(DATA SHOWN)
----

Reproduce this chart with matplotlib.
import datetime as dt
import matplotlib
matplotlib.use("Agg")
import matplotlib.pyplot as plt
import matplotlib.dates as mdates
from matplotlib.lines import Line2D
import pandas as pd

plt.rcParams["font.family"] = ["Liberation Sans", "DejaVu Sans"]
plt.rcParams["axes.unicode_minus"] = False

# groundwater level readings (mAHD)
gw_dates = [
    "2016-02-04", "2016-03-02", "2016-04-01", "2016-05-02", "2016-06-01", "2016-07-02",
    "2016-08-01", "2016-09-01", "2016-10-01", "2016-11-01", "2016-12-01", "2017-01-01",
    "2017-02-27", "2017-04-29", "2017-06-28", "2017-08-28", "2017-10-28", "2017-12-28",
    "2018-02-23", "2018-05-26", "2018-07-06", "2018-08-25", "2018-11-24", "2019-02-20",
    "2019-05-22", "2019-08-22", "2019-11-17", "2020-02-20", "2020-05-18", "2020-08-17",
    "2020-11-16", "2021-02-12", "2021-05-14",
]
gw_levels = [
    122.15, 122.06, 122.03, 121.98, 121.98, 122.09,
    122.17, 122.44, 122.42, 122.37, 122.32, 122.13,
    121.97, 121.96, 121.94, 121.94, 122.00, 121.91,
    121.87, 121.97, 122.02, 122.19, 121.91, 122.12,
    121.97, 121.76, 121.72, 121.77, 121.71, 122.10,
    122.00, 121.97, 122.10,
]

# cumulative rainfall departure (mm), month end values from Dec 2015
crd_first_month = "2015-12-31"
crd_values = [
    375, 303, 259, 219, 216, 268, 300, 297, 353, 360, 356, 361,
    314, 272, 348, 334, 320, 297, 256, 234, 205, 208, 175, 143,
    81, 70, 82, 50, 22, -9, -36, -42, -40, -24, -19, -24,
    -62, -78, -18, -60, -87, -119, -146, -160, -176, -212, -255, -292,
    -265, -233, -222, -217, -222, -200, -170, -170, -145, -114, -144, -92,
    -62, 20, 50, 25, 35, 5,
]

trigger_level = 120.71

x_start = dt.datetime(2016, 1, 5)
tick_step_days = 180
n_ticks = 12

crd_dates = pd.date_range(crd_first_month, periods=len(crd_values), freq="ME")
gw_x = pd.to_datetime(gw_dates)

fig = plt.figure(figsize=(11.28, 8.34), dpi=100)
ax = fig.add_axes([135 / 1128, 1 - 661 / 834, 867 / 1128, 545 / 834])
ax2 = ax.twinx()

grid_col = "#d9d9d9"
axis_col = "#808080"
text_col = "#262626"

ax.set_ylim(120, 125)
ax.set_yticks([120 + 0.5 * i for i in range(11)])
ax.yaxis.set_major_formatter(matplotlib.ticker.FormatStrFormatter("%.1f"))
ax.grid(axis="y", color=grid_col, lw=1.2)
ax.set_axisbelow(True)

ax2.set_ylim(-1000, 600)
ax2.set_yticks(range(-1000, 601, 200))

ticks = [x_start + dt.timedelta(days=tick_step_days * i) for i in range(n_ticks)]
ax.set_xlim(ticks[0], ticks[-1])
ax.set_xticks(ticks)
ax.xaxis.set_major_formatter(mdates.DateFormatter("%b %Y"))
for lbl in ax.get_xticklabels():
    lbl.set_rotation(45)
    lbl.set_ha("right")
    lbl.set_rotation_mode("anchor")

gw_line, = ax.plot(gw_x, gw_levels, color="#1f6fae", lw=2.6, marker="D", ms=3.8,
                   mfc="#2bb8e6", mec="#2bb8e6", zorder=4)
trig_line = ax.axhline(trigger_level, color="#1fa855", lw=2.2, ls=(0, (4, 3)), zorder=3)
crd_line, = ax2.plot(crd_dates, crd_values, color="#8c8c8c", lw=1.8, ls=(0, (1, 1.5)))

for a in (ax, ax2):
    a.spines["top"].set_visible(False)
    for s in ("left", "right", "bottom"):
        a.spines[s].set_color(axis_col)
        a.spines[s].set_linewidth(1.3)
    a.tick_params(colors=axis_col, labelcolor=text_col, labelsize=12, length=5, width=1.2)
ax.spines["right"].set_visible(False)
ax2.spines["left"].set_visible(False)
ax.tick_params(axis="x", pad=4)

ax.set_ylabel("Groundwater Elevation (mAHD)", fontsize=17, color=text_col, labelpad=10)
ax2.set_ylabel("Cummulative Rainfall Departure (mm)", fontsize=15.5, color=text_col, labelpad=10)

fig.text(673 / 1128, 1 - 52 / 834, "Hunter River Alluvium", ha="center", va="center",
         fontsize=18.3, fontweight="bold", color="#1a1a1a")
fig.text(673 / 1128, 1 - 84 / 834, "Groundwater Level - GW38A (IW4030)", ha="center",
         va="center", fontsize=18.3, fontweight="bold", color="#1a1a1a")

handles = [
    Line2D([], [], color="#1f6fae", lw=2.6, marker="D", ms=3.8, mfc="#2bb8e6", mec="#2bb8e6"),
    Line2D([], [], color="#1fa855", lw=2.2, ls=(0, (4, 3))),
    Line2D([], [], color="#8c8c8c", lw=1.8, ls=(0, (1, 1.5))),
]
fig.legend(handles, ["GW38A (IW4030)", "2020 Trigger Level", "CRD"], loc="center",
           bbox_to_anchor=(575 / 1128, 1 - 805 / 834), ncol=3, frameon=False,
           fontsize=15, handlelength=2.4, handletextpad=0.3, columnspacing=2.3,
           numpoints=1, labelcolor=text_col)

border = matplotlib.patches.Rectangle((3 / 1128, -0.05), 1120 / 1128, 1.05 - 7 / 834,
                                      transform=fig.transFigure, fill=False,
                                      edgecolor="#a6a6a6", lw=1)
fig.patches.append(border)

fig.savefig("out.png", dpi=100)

----

(EXERCISE INSTRUCTIONS) Copy out each line that contains the word "matplotlib".

(WORKED ANSWER)
Reproduce this chart with matplotlib.
import matplotlib
matplotlib.use("Agg")
import matplotlib.pyplot as plt
import matplotlib.dates as mdates
from matplotlib.lines import Line2D
ax.yaxis.set_major_formatter(matplotlib.ticker.FormatStrFormatter("%.1f"))
border = matplotlib.patches.Rectangle((3 / 1128, -0.05), 1120 / 1128, 1.05 - 7 / 834,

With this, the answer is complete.